Sunday, October 14, 2007

Who Put this Touchy-Feely Crap in my Football Coverage?

I beg the forgivenss of my more scientifically inclined readers for this very unscientific rant.

This morning I woke up for a typical Sunday morning: a little poker, leftover pizza for breakfast, and the NFL pregame shows for my weekly doze of prime male competitiveness. As team sports go, football is tough to beat, a sort of violent chess, and I relish the few escapist minutes I'm allowed to enjoy it.

So what, I wondered, was going on when in the middle of my ESPN telecast I found myself watching Kermit the Frog singing it's not easy being green. I turn to another channel to find a discussion of Howie Long's wife calling the show and berating him about his tie. Last week I was subjected to some moronic skit about how Bret Favre was really a KGB agent.

Has everyone lost their minds? Has it become NFL View? Is this a subtle signal that you guys don't think football is as interesting as, well, I do? Call me a rigid absolutist if you must, but when I turn on a football show, I want to hear about football. I want to hear about injuries, strategies, personnel changes, playoff impications, and the proper technique for reading a zone or picking up a blitz. I do not give two drops of flying rodent droppings what the announcer's wives think of their ties. I do not care to see semi-creative performance art more befitting a junior high talent show.

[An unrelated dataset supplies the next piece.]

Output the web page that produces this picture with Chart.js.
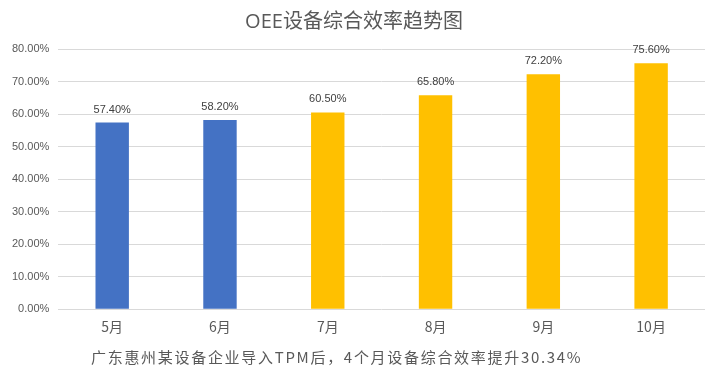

There are shows and channels that specialize in that sort of thing, and the people who want to see that are not only free to watch those shows instead, they are encouraged to do so. KEEP IT OUT OF MY FOOTBALL SHOWS.

I know it's a tough life guys, you who occupy those discussion chairs on Sunday mornings and in the broadcast booth on gameday. But could you please treat the sport, and your jobs, with the seriousness it deserves, and not pollute it with this fluff? One doesn't have to be boring to be substantive - Chris Berman has been pulling it off brilliantly for years. And sure, not everyone can be Chris Berman, but is it too much to ask that you try? We, your fans, and the fans of the game, appreciate it.

We now return you to your regularly scheduled scientific reading.